The FDA is currently exploring whether it is possible to predict differences in immunogenicity using in silico and in vitro methodologies. As is stated by the FDA, “improving the efficiency of biosimilar development also includes... comparative immunogenicity assessment using in silico and in vitro methodologies” (80). Improving predictions of immunogenicity could improve the efficiency of biosimilar development, “and streamline the clinical data needed to support no clinically meaningful differences in immunogenicity between a proposed biosimilar product and the reference product” (80). More accurate immunogenicity estimates for PRPIs such as HCPs in biosimilar products may also reduce the duration of any clinical studies that may be required for a drug product (79).

It is widely believed that the amount and type of HCPs found in a therapeutic product can be shaped by the downstream purification process (81,82,83). It may be difficult for biosimilar developers to assure HCP comparability to an RLD due to differences in cell culture conditions. This is the case even in the likely scenario where the same host cell is used for manufacture, as HCP mixtures can be complex. Some components of a biosimilar’s HCP profile may be found in the RLD, but significant differences in amount and type of HCPs can exist, as demonstrated in a direct comparison of an RLD with a biosimilar candidate (84). Thus, both qualitative and quantitative differences between RLD and biosimilar HCP profiles should be assessed for biosimilar development and interchangeability of products.

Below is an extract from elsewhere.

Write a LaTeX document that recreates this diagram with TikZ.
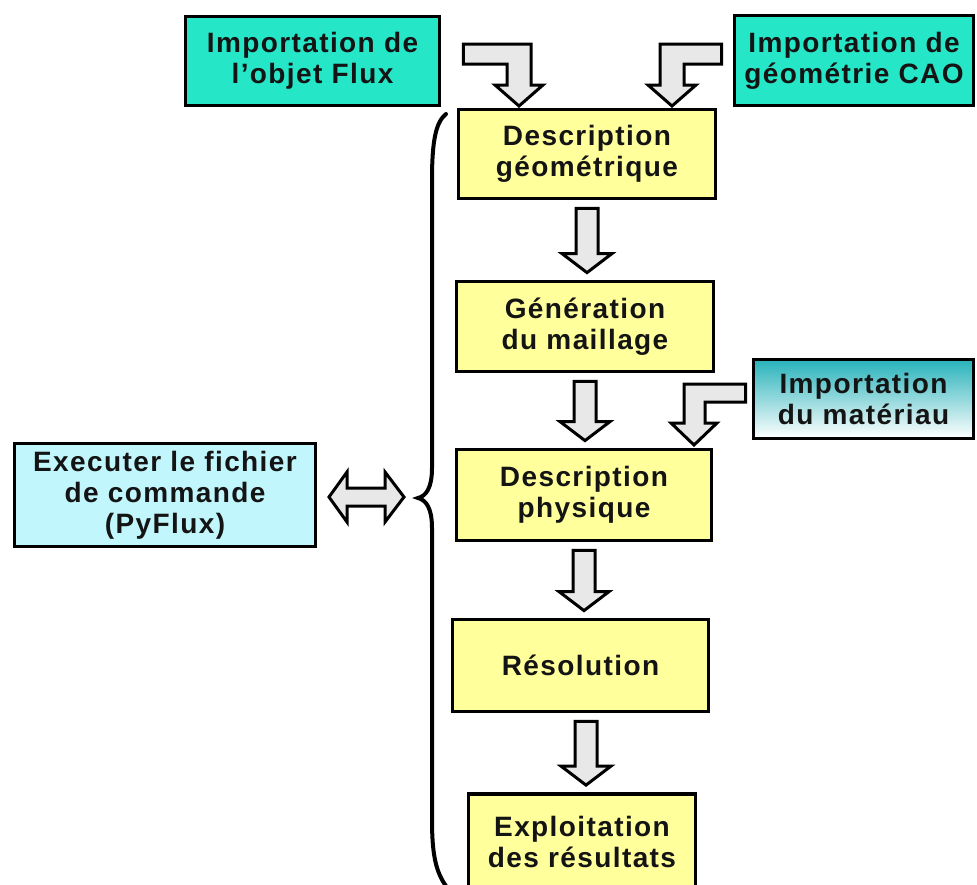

Currently, there have been few studies comparing host cell protein immunogenicity as predicted in silico with clinical or pre-clinical studies of immunogenicity. It will be important to perform validating studies of in silico immunogenicity risk assessment to improve existing methods. Furthermore, combinations of in silico and in vitro studies are now being included in abbreviated new drug applications (not requiring clinical studies) for the office of generic drugs at the FDA (85). Similar approaches might be feasible regarding biosimilar biologic products once alternative methods like ISPRI-HCP are developed and validated. In any case, the evaluation of HCPs and PRPIs for potential immunogenicity is an important means of reducing the potential for problems related to drug safety and efficacy and should be an important component of the drug development pathway for all cell-culture derived products in the future.